Data from the information ministry, available with Dawn.com, showed that 15 of the journalists hailed from Punjab, 11 from Sindh, 13 from Khyber Pakhtunkhwa and three from Balochistan.

The deaths were cases where journalists were shot dead, targeted, killed by terrorists and those that were untraced

The data showed that seven suspects were arrested in Punjab out of which two were currently out on bail. Five out of the seven arrested were standing trial while eight suspects were on the run. One accused was released by the court.

Similarly, the data showed that four suspects had been arrested in Sindh while seven were facing trial.

In KP, two suspects were acquitted, four were facing trial and one suspect was on the run.

In Balochistan, two suspects had escaped, one was facing trial, one suspect was sentenced and one suspect was facing an investigation.

Speaking in the Senate, Jamaat-i-Islami’s Mushtaq Ahmed said the federal and provincial governments had failed to protect journalists. He said that if the culprits had been caught, then “Arshad Sharif would not have been martyred”.

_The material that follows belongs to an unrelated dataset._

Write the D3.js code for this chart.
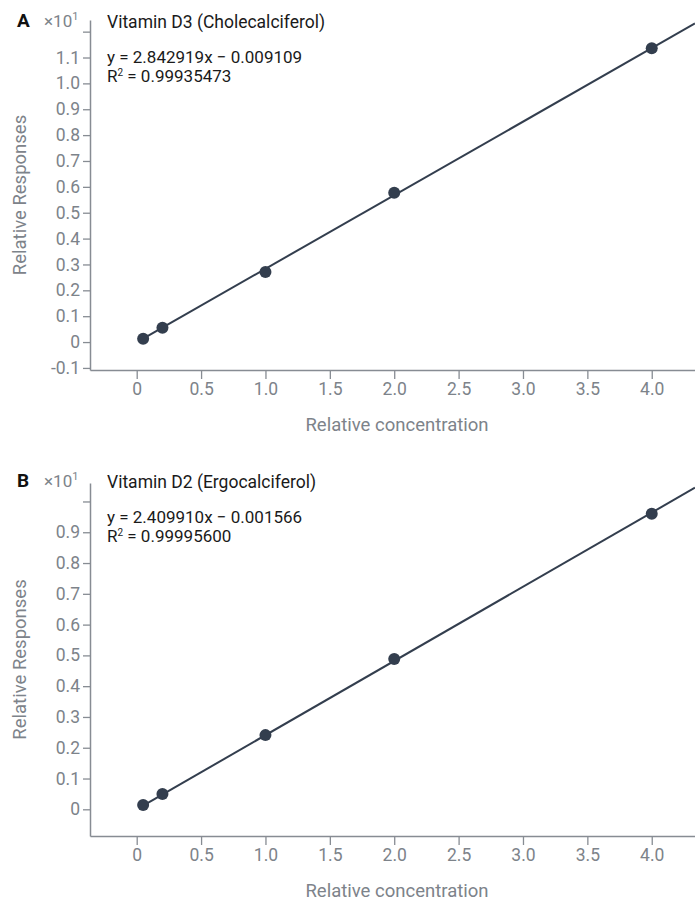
<!DOCTYPE html>
<html>
<head>
<meta charset="utf-8">
<script src="https://cdn.jsdelivr.net/npm/d3@7"></script>
<style>
  body { margin: 0; background: #fff; }
  text { font-family: Roboto, "Noto Sans", sans-serif; }
</style>
</head>
<body>
<div id="chart"></div>
<script>
const concentrations = [0.05, 0.2, 1, 2, 4];
const responsesD3 = [0.13, 0.55, 2.71, 5.77, 11.36];
const responsesD2 = [0.14, 0.50, 2.41, 4.88, 9.60];
const xTicks = [0, 0.5, 1.0, 1.5, 2.0, 2.5, 3.0, 3.5, 4.0];
const yTicksD3 = [-1, 0, 1, 2, 3, 4, 5, 6, 7, 8, 9, 10, 11, 12];
const yTicksD2 = [0, 1, 2, 3, 4, 5, 6, 7, 8, 9, 10];
const fitD3 = {slope: 2.842919, intercept: -0.009109};
const fitD2 = {slope: 2.409910, intercept: -0.001566};

const width = 695, height = 903;
const axisGrey = "#878c93", labelGrey = "#7d838a", markColor = "#333e4e";

const svg = d3.select("#chart")
  .append("svg")
    .attr("width", width)
    .attr("height", height);

function drawPanel(p) {
  const g = svg.append("g").attr("transform", `translate(0, ${p.offset})`);

  const x = d3.scaleLinear()
    .domain([-0.3627, 4.336])
    .range([90, 695]);

  const y = d3.scaleLinear()
    .domain(p.yDomain)
    .range([p.bottom, p.top]);

  // y axis
  const yAxis = g.append("g")
    .attr("transform", "translate(90,0)")
    .call(d3.axisLeft(y)
      .tickValues(p.yTicks)
      .tickSize(7)
      .tickSizeOuter(0)
      .tickPadding(3)
      .tickFormat(d => d === p.yTicks[p.yTicks.length - 1] ? "" : (d === 0 ? "0" : (d / 10).toFixed(1))));
  yAxis.select(".domain").attr("stroke", axisGrey).attr("stroke-width", 1.5);
  yAxis.selectAll(".tick line").attr("stroke", axisGrey).attr("stroke-width", 1.3);
  yAxis.selectAll(".tick text")
    .attr("fill", labelGrey)
    .style("font-size", "17.5px");

  // x axis
  const xAxis = g.append("g")
    .attr("transform", `translate(0,${p.bottom})`)
    .call(d3.axisBottom(x)
      .tickValues(xTicks)
      .tickSize(9)
      .tickSizeOuter(0)
      .tickPadding(4)
      .tickFormat(d => d === 0 ? "0" : d.toFixed(1)));
  xAxis.select(".domain").attr("stroke", axisGrey).attr("stroke-width", 1.5);
  xAxis.selectAll(".tick line").attr("stroke", axisGrey).attr("stroke-width", 1.3);
  xAxis.selectAll(".tick text")
    .attr("fill", labelGrey)
    .style("font-size", "17.5px");

  // regression line
  const x0 = concentrations[0], x1 = x.domain()[1];
  g.append("line")
    .attr("x1", x(x0))
    .attr("y1", y(p.fit.slope * x0 + p.fit.intercept))
    .attr("x2", x(x1))
    .attr("y2", y(p.fit.slope * x1 + p.fit.intercept))
    .attr("stroke", markColor)
    .attr("stroke-width", 2);

  // points
  g.append("g")
    .selectAll("circle")
    .data(concentrations.map((c, i) => [c, p.values[i]]))
    .enter()
    .append("circle")
      .attr("cx", d => x(d[0]))
      .attr("cy", d => y(d[1]))
      .attr("r", 6)
      .attr("fill", markColor);

  // panel letter
  g.append("text")
    .attr("x", 17)
    .attr("y", 27)
    .text(p.letter)
    .style("font-size", "19px")
    .style("font-weight", "bold")
    .attr("fill", "#111");

  // x10^1 multiplier
  const mult = g.append("text")
    .attr("x", 44)
    .attr("y", 27)
    .attr("fill", labelGrey)
    .style("font-size", "17px");
  mult.append("tspan").text("\u00d710");
  mult.append("tspan").attr("dy", -7).style("font-size", "11px").text("1");

  // title and equation
  g.append("text")
    .attr("x", 107)
    .attr("y", 28)
    .text(p.title)
    .style("font-size", "17.5px")
    .attr("fill", "#1a1a1a");
  g.append("text")
    .attr("x", 107)
    .attr("y", 63)
    .text(`y = ${p.fit.slope.toFixed(6)}x \u2212 ${Math.abs(p.fit.intercept).toFixed(6)}`)
    .style("font-size", "17px")
    .attr("fill", "#1a1a1a");
  const r2 = g.append("text")
    .attr("x", 107)
    .attr("y", 82)
    .style("font-size", "17px")
    .attr("fill", "#1a1a1a");
  r2.append("tspan").text("R");
  r2.append("tspan").attr("dy", -6).style("font-size", "10px").text("2");
  r2.append("tspan").attr("dy", 6).text(" = " + p.r2);

  // axis titles
  g.append("text")
    .attr("text-anchor", "middle")
    .attr("x", 397)
    .attr("y", p.bottom + 61)
    .text("Relative concentration")
    .style("font-size", "18.5px")
    .attr("fill", labelGrey);

  g.append("text")
    .attr("text-anchor", "middle")
    .attr("transform", `translate(26,${(p.top + p.bottom) / 2}) rotate(-90)`)
    .text("Relative Responses")
    .style("font-size", "18.5px")
    .attr("fill", labelGrey);
}

drawPanel({
  offset: 0, letter: "A", title: "Vitamin D3 (Cholecalciferol)",
  values: responsesD3, fit: fitD3, r2: "0.99935473",
  yTicks: yTicksD3, yDomain: [-1.08, 12.45], top: 20, bottom: 370
});

drawPanel({
  offset: 460, letter: "B", title: "Vitamin D2 (Ergocalciferol)",
  values: responsesD2, fit: fitD2, r2: "0.99995600",
  yTicks: yTicksD2, yDomain: [-0.867, 10.6], top: 23, bottom: 376
});
</script>
</body>
</html>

Responding to Ahmed, Abbasi said that it was a “critical situation” and the government should take prompt action against the culprits and provide special security to journalists.

Abbasi directed the interior and information ministries to prepare a consolidated report on the matter and present it to the House within the period of two months.

Meanwhile, Balochistan Awami Party Senator Danesh Kumar pointed out that there were over 10 journalists murdered in the province instead of the three shown in the documents.

To this, the parliamentary affairs minister said that the report was compiled after thorough consultation with all the quarters concerned and if someone had given a wrong figure, “he must be accountable as it is a sensitive matter”.

A report released last year in October, showed Pakistan had partly delivered on promises to protect its journalist community, mostly through efforts by civil society, media and the UN since 2012, but needed to effectively implement new laws to ensure perpetrators of attacks on journalists are held to account.